What emotional availability looks like varies with communication style, and it's easy to misread. A more reserved or analytical person may be deeply available but express it quietly, through steadiness and presence rather than emotional words — and a partner who expects verbal openness might wrongly read them as unavailable. Conversely, someone highly verbal might seem open while actually deflecting from deeper feelings. Learning to recognize availability in its different forms — and to ask for it in a way that fits your partner's style — prevents a lot of painful misreading.

The signs of emotional availability

Emotionally available people tend to share their inner world rather than keeping everything surface-level. They can talk about feelings, including difficult ones, without fleeing or shutting down. They stay present during emotional moments instead of changing the subject, getting busy, or disappearing. They let you matter to them and aren't afraid to show that you do. And they're willing to be vulnerable — to let you see them uncertain, hurt, or in need — which is the very thing that lets real intimacy form.

How to become more emotionally available

If you recognize guardedness in yourself, the path forward starts with self-awareness — noticing when and how you pull back, and getting curious about the fear underneath. Most unavailability is protective, so the work isn't to force yourself open but to gently understand what you're protecting against, and to recognize that the old danger may no longer be present. Building emotional awareness — the ability to feel and name what's happening inside you — is the necessary first step, because you can't share an inner world you're not in touch with.

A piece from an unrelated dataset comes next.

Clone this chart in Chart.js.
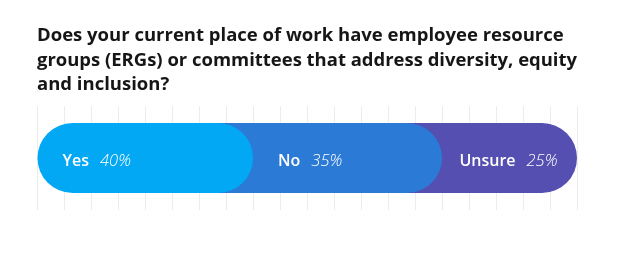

From there, availability grows through small, manageable acts of openness: sharing a real feeling, staying present in a moment you'd normally deflect, letting someone see a little more of you than feels comfortable. Each time you open up and are met with care, your nervous system gathers evidence that availability is safe, and the walls soften a little more. It's gradual, and it requires a safe-enough relationship to practice in. But emotional availability isn't a fixed trait you either have or don't — it's a capacity that grows as you learn, slowly, that being truly seen can be a gift rather than a danger.

Frequently asked questions

What is emotional availability?+

Emotional availability is the capacity to be genuinely present, open, and reachable in a relationship — to feel your feelings and share them, let someone see the real you, and truly receive what another person offers emotionally. It's about being open on the inside, not just present on the outside. When it's there connection flows; when it's missing, even a committed, loving relationship can feel oddly lonely.

Why are some people emotionally unavailable?+

Rarely because they don't care — more often it's protection. People who learned early that opening up led to pain often develop an automatic guardedness that once kept them safe and doesn't simply switch off. Sometimes it's capacity rather than character: stress, depression, or exhaustion can leave little bandwidth to be present. And sometimes it's a lack of practice — people never around emotional openness may not know how to do it.

Is emotional unavailability the same as not loving someone?+

No. Someone can love you deeply and still be emotionally unavailable — present in body and intention but guarded in heart. That's exactly why the concept is useful: it names the specific quality of openness that makes intimacy possible, separate from how much someone cares or how committed they are. Recognizing the difference helps you stop reading guardedness as a lack of love.

How do you become more emotionally available?+

Start with self-awareness — notice when and how you pull back and get curious about the fear underneath, since most unavailability is protective. Build emotional awareness so you're in touch with the inner world you'd be sharing, then practice small, manageable acts of openness: sharing a real feeling, staying present in a moment you'd normally deflect. Each time you open up and are met with care, your system learns that availability is safe and the walls soften.